Si algún viajero tiene la mala suerte de presentar algún tipo de fiebre, inmediatamente es separado del resto de sus compañeros o familia y es escoltado hasta un hospital, donde es sujeto de revisiones interminables.
Toda persona en China es obligada a utilizar un cubrebocas y la vigilancia llega a los extremos de utilizar drones que se acercan a los desobedientes para invitarlos a utilizar el aditamento.
Y si hablamos de las personas que viven en algunas de las ciudades donde el virus se ha propagado, las condiciones superan a cualquier película apocalíptica que usted haya visto.
Millones de habitantes de la ciudades de Huanggang, Ezhou, Chibi, Zhijiang y, por supuesto, Wuhan prácticamente se encuentran en arresto domiciliario, donde sólo una persona puede salir de casa cada dos días a comprar víveres, mientras esperan a que el virus remita.
El virus comienza a escalar no solo las estadísticas de muertos e infectados, sino a afectar seriamente la vida de todos los chinos, la epidemia ha obligado a cancelar torneos deportivos de todo tipo, y los países vecinos comienzan a ver con preocupación sus propias agendas.

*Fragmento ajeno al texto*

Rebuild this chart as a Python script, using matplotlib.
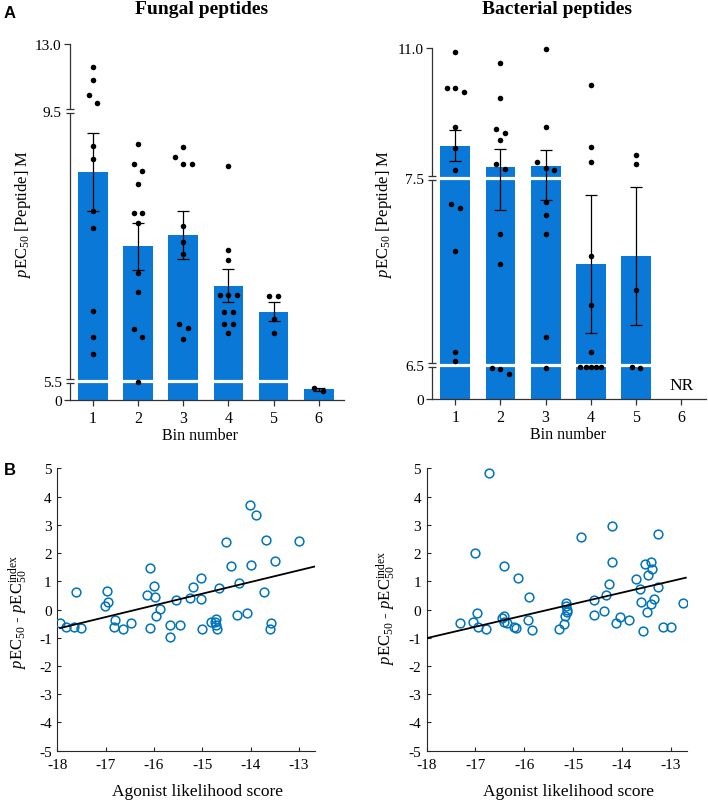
import numpy as np
import matplotlib
matplotlib.use("Agg")
import matplotlib.pyplot as plt
from matplotlib import transforms

plt.rcParams["font.family"] = "Liberation Serif"
plt.rcParams["mathtext.fontset"] = "custom"
plt.rcParams["mathtext.rm"] = "Liberation Serif"
plt.rcParams["mathtext.it"] = "Liberation Serif:italic"
plt.rcParams["mathtext.bf"] = "Liberation Serif:bold"
plt.rcParams["axes.unicode_minus"] = False

# ---- data: panel A ----
bins = [1, 2, 3, 4, 5, 6]
fungal_mean = [8.59, 7.49, 7.66, 6.91, 6.52, 3.0]
fungal_sem = [0.58, 0.35, 0.36, 0.24, 0.14, 0.3]
fungal_points = [
    [11.8, 11.1, 10.3, 9.9, 8.98, 8.79, 8.02, 7.76, 6.53, 6.15, 5.90],
    [9.01, 8.71, 8.60, 8.41, 7.98, 7.98, 7.84, 7.10, 6.81, 6.26, 6.15, 5.1],
    [8.96, 8.82, 8.71, 8.71, 7.79, 7.55, 7.37, 6.34, 6.28, 6.12],
    [8.68, 7.44, 7.29, 6.77, 6.77, 6.77, 6.52, 6.52, 6.34, 6.34, 6.20],
    [6.75, 6.75, 6.42, 6.20],
    [3.3, 2.7],
]

bact_bins = [1, 2, 3, 4, 5]
bact_mean = [8.37, 7.80, 7.82, 7.04, 7.08]
bact_sem = [0.42, 0.47, 0.44, 0.37, 0.37]
bact_points = [
    [10.89, 9.92, 9.92, 9.81, 8.86, 8.30, 7.72, 7.36, 7.34, 7.11, 6.57, 6.52],
    [10.60, 9.66, 8.81, 8.72, 8.53, 7.89, 7.73, 7.20, 7.04, 5.87, 5.74, 4.78],
    [10.96, 8.87, 7.92, 7.76, 7.72, 7.37, 7.30, 7.20, 6.65, 5.93],
    [10.01, 8.34, 7.94, 7.08, 6.82, 6.57, 6.06, 6.06, 6.06, 6.06, 6.06],
    [8.12, 7.87, 6.90, 6.06, 5.87],
]

# ---- data: panel B ----
fung_score = [-17.94, -17.83, -17.66, -17.61, -17.50, -17.02, -16.96, -16.97,
              -16.81, -16.82, -16.64, -16.48, -16.14, -16.08, -15.99, -15.98,
              -15.96, -15.87, -16.08, -15.67, -15.67, -15.54, -15.46, -15.26,
              -15.19, -15.03, -15.03, -15.00, -14.82, -14.74, -14.72, -14.72,
              -14.70, -14.66, -14.52, -14.41, -14.28, -14.25, -14.08, -14.01,
              -13.99, -13.88, -13.72, -13.69, -13.61, -13.57, -13.49, -13.00]
fung_delta = [-0.48, -0.63, -0.63, 0.62, -0.66, 0.12, 0.25, 0.64,
              -0.38, -0.61, -0.69, -0.49, 0.53, 1.48, 0.84, 0.45,
              -0.22, 0.02, -0.66, -0.54, -0.99, 0.34, -0.56, 0.40,
              0.81, 1.12, 0.36, -0.69, -0.44, -0.45, -0.35, -0.54,
              -0.69, 0.77, 2.39, 1.54, -0.21, 0.93, -0.11, 3.70,
              1.59, 3.36, 0.63, 2.45, -0.68, -0.48, 1.72, 2.41]
fung_fit = (0.414, 6.77)          # slope, intercept
fung_fit_x = (-17.94, -12.67)

bact_score = [-17.31, -17.06, -17.01, -16.97, -16.95, -16.78, -16.73, -16.46,
              -16.42, -16.42, -16.41, -16.35, -16.21, -16.17, -16.12, -15.92,
              -15.90, -15.84, -15.29, -15.19, -15.17, -15.15, -15.14, -15.13,
              -15.12, -14.83, -14.58, -14.58, -14.36, -14.33, -14.27, -14.20,
              -14.20, -14.13, -14.04, -13.85, -13.71, -13.63, -13.61, -13.56,
              -13.53, -13.48, -13.46, -13.40, -13.38, -13.40, -13.34, -13.27,
              -13.25, -13.16, -12.99, -12.75]
bact_delta = [-0.48, -0.43, 2.01, -0.12, -0.62, -0.69, 4.82, -0.31,
              -0.24, 1.53, -0.43, -0.49, -0.62, -0.64, 1.12, -0.38,
              0.45, -0.71, -0.68, -0.51, -0.22, 0.23, 0.11, -0.08,
              -0.01, 2.57, 0.32, -0.19, -0.04, 0.53, 0.90, 2.95,
              1.67, -0.49, -0.25, -0.38, 1.07, 0.71, 0.25, -0.75,
              1.62, -0.10, 1.23, 1.69, 1.43, 0.19, 0.37, 0.81,
              2.66, -0.61, -0.61, 0.23]
bact_fit = (0.403, 6.24)
bact_fit_x = (-18.0, -12.69)

BAR = "#0a78d6"
DOT = "#0072BD"
AXC = "#333333"

fig = plt.figure(figsize=(7.08, 8.03), dpi=100)
W, H = 708.0, 803.0


def px_axes(left, top, right, bottom):
    return fig.add_axes([left / W, 1 - bottom / H, (right - left) / W, (bottom - top) / H])


def swarm_x(ax, x0, vals, step=8.5, maxspan=21, tol=8):
    # spread points that sit on the same row, like a column scatter
    vals = np.asarray(vals, float)
    ypix = ax.transData.transform(np.column_stack([np.full(len(vals), x0), vals]))[:, 1]
    px_per_x = ax.transData.transform((1, 0))[0] - ax.transData.transform((0, 0))[0]
    rows = []
    for i in np.argsort(-ypix, kind="stable"):
        if rows and abs(ypix[rows[-1][0]] - ypix[i]) < tol:
            rows[-1].append(i)
        else:
            rows.append([i])
    xs = np.full(len(vals), float(x0))
    for row in rows:
        n = len(row)
        d = step if n < 3 else min(step, maxspan / (n - 1))
        for k, i in enumerate(row):
            xs[i] = x0 + (k - (n - 1) / 2) * d / px_per_x
    return xs


def bar_panel(ax, xb, means, sems, points, seg_vals, seg_pos, ticklabels):
    sv = np.asarray(seg_vals, float)
    sp = np.asarray(seg_pos, float)
    ax.set_yscale("function", functions=(lambda y: np.interp(y, sv, sp),
                                         lambda p: np.interp(p, sp, sv)))
    ax.set_ylim(sv[0], sv[-1])
    ax.set_xlim(0.49, 6.55)

    ax.bar(xb, means, width=0.66, color=BAR, zorder=1)
    ax.errorbar(xb, means, yerr=sems, fmt="none", ecolor="black",
                elinewidth=0.9, capsize=4.5, capthick=0.9, zorder=3)
    for b, pts in zip(xb, points):
        ax.scatter(swarm_x(ax, b, pts), pts, s=16, color="black",
                   linewidths=0, zorder=4, clip_on=False)

    # axis breaks
    trans = transforms.blended_transform_factory(ax.transAxes, ax.transData)
    for b in sv[1:-1]:
        ax.axhline(b, xmin=-0.006, xmax=1, color="white", lw=2.3,
                   zorder=2.6, clip_on=False)
        for off in (-2, 2):
            ax.plot([0], [b], marker="_", ms=6, mew=0.9, color=AXC,
                    transform=transforms.offset_copy(trans, y=off, units="dots"),
                    clip_on=False, zorder=5)

    for s in ("top", "right"):
        ax.spines[s].set_visible(False)
    for s in ("left", "bottom"):
        ax.spines[s].set_color(AXC)
        ax.spines[s].set_linewidth(0.9)
    ax.set_yticks(sv)
    ax.set_yticklabels(ticklabels, fontsize=11)
    ax.set_xticks(bins)
    ax.set_xticklabels([str(b) for b in bins], fontsize=11.5)
    ax.tick_params(colors=AXC, width=0.9, length=4, labelcolor="black")
    ax.tick_params(axis="y", pad=2)
    ax.tick_params(axis="x", pad=3)
    for t in ax.yaxis.get_major_ticks()[1:-1]:
        t.tick1line.set_visible(False)

    ax.set_ylabel(r"$\mathit{p}$EC$_{50}$ [Peptide] M", fontsize=12)
    ax.yaxis.label.set_va("center")
    ax.set_xlabel("Bin number", fontsize=11.5)
    ax.xaxis.label.set_va("center")


ax1 = px_axes(70, 45, 343.5, 401)
bar_panel(ax1, bins, fungal_mean, fungal_sem, fungal_points,
          [0, 5.5, 9.5, 13.0], [0, 19.3, 289.3, 356], ["0", "5.5", "9.5", "13.0"])
ax1.yaxis.set_label_coords(-0.172, 0.525)
ax1.xaxis.set_label_coords(0.475, -0.097)

ax2 = px_axes(432.3, 49, 706, 400)
bar_panel(ax2, bact_bins, bact_mean, bact_sem, bact_points,
          [0, 6.5, 7.5, 11.0], [0, 34.3, 221, 351], ["0", "6.5", "7.5", "11.0"])
ax2.yaxis.set_label_coords(-0.175, 0.53)
ax2.xaxis.set_label_coords(0.496, -0.101)
ax2.annotate("NR", xy=(6, 0), xytext=(0, 4), textcoords="offset points",
             ha="center", va="bottom", fontsize=12.5)


def scatter_panel(ax, xs, ys, fit, fit_x):
    ax.plot(xs, ys, linestyle="none", marker="o", ms=6.3, mfc="none",
            mec=DOT, mew=1.1, zorder=3)
    fx = np.array(fit_x)
    ax.plot(fx, fit[0] * fx + fit[1], color="black", lw=1.3, zorder=4)
    ax.set_xlim(-18, -12.67)
    ax.set_ylim(-5, 5)
    ax.set_xticks(range(-18, -12))
    ax.set_yticks(range(-5, 6))
    for s in ("top", "right"):
        ax.spines[s].set_visible(False)
    for s in ("left", "bottom"):
        ax.spines[s].set_color("#262626")
        ax.spines[s].set_linewidth(0.8)
    ax.tick_params(direction="in", length=3, width=0.8, colors="#262626",
                   labelcolor="black", labelsize=11, pad=4)
    ax.tick_params(axis="x", pad=5)
    ax.set_xlabel("Agonist likelihood score", fontsize=12.5)
    ax.xaxis.label.set_va("center")
    ax.set_ylabel(r"$\mathit{p}$EC$_{50}$ - $\mathit{p}$EC$_{50}^{\rm index}$", fontsize=12)
    ax.yaxis.label.set_va("center")


ax3 = px_axes(57.3, 469.3, 315, 751.7)
scatter_panel(ax3, fung_score, fung_delta, fung_fit, fung_fit_x)
ax3.xaxis.set_label_coords(0.545, -0.142)
ax3.yaxis.set_label_coords(-0.152, 0.496)

ax4 = px_axes(426.7, 469.3, 686.8, 751.7)
scatter_panel(ax4, bact_score, bact_delta, bact_fit, bact_fit_x)
ax4.xaxis.set_label_coords(0.544, -0.142)
ax4.yaxis.set_label_coords(-0.154, 0.509)

fig.text(201.7 / W, 1 - 10 / H, "Fungal peptides", ha="center", va="center",
         fontsize=14, fontweight="bold")
fig.text(556.7 / W, 1 - 10 / H, "Bacterial peptides", ha="center", va="center",
         fontsize=14, fontweight="bold")
fig.text(10 / W, 1 - 14 / H, "A", ha="center", va="center", fontsize=12,
         fontweight="bold", family="Liberation Sans")
fig.text(10 / W, 1 - 471 / H, "B", ha="center", va="center", fontsize=12,
         fontweight="bold", family="Liberation Sans")

fig.savefig("out.png", dpi=100)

En Japón, que se alista para ser sede de los Juegos Olímpicos de Tokio 2020, la posibilidad de una cancelación no está lejana, y la Formula 1 discute hacia dentro si se debe o no celebrar el Gran Premio de China, programado para abril en Shangai.
En un mundo sin fronteras, lo que pasa en China no tarda en pasar en otros países; Europa y Estados Unidos aguardan con nerviosismo la posible llegada del virus, mientras nosotros lo alejamos con discursos y la esperanza de que nuestro sistema de Salud impida la propagación.